3) I am quite sure the above example would fail to work, because any record specified without a terminating dot (.) is assumed to be a subdomain. If you would query the original zone for its nameservers for example, you’ll likely end up with ‘ns1.hover.com.tupid.org.’ as the answer. Which doesn’t exist, and will therefore fail.
If you want to specify a full name, terminate it properly, like in the CNAME example given above, and the DKIM record in the original example.
—
Again, I would strongly suggest that, unless you are comfortable with DNS management, you let someone who is do it for you. DNS is the foundation on which everything else is built, and mistakes can prove very costly to correct, whether it’s in emergencies, migrations, or what have you.
@Jona The example I give isn’t in bind format. It’s in a generic format that’s similar to the format you get in most web-based zone editors (no IN, no trailing periods, no use of bind macros and so on).
Many of the issues you point out only apply when someone is manually editing a bind-format zone file – and if you’re doing that, you already have some problems with your infrastructure. I’m intimately familiar with DNS (I used to be a developer at UltraDNS) and I don’t manually edit zone files if I can avoid it – I use a web-based interface to my PowerDNS instance for day-to-day work.
As for CNAMEs… in-zone CNAMEs are never a good idea in DNS performance terms, nor in manageability terms so I’d never suggest using them. Where CNAMEs are unavoidable is when you’re pointing to hostname in a zone you don’t control. I know that many of the old bind tutorials (and hence many of the zones you see) use CNAMEs for www. and so on, but it’s poor practice.

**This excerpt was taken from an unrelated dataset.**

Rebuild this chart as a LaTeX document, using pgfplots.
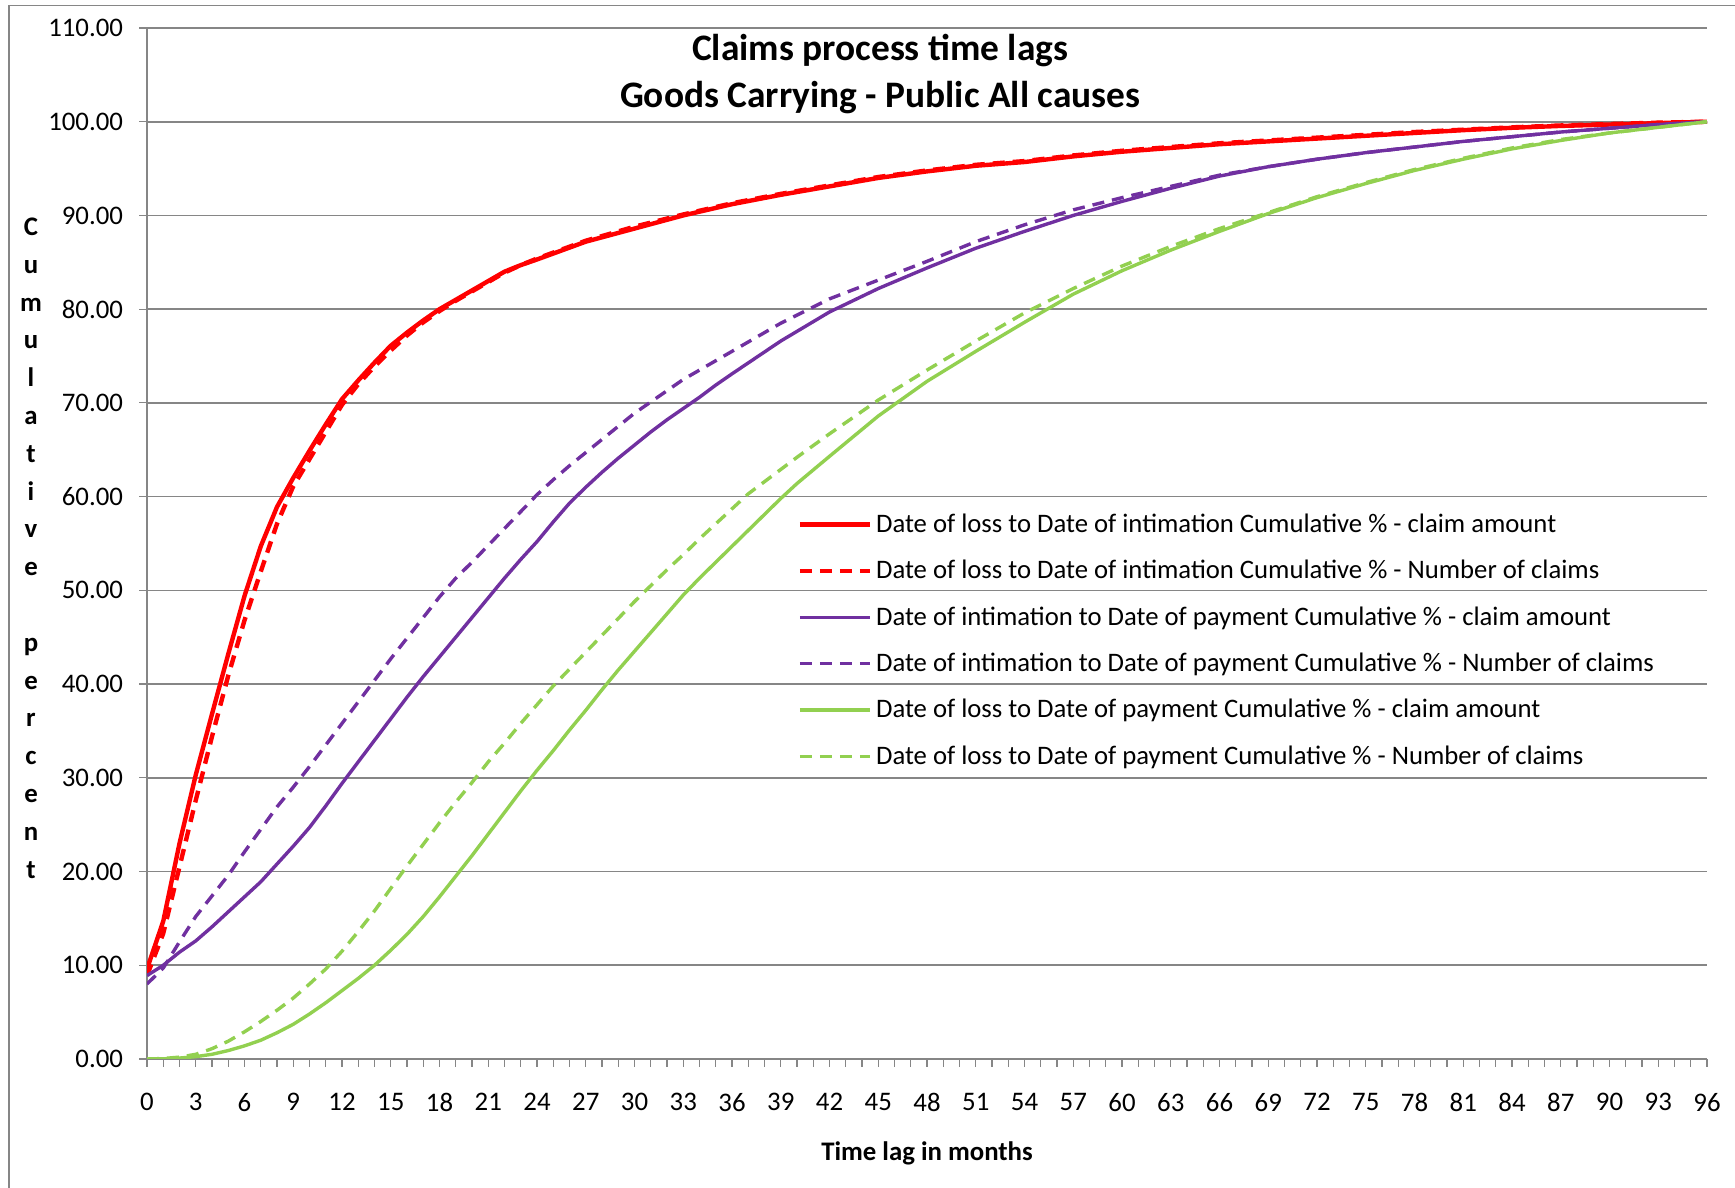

An added advantage of avoiding in-zone CNAMEs is that it helps avoid mistakes like the one you make with your MX record. MX and NS records should never, ever point at a CNAME as they’re not being handled as part of additional record processing – which is why it’s explicitly forbidden by RFC 2181. CNAMEs are evil, avoid them whenever possible.
I have re-read my comment and searched the page for ‘MX’, but I really can’t seem to find where I made a mistake with my MX record. In fact, I seem to not have mentioned the MX record at all? Though I guess you could argue that calling a CNAME a ‘canonical name’ instead of an alias is bad, based on the warning in RFC 2181 😉
In my example, the MX record would have been thus;
@ MX 10 marilyn.tupid.org.
Which resolves to an A record. Perfectly valid, right? The ‘mail’ record simply exists as a convenient shorthand (an alias!) for users, to type into their e-mail clients, browsers and the like. Another convenient one would be ‘webmail’, for example.
And yes, pointing it to a CNAME would be very bad. I’ve seen this happen, and it’s one of the reasons why I advocate that people leave their DNS management in the hands of someone who knows to avoid things like this, if they are not as intimately familiar with DNS as you seem to be.
As for CNAMEs being evil, really? Google uses them, for example, and their engineers seem to be rather performance minded. Does that truly make a difference, from the perspective of the actual user at a newly started company?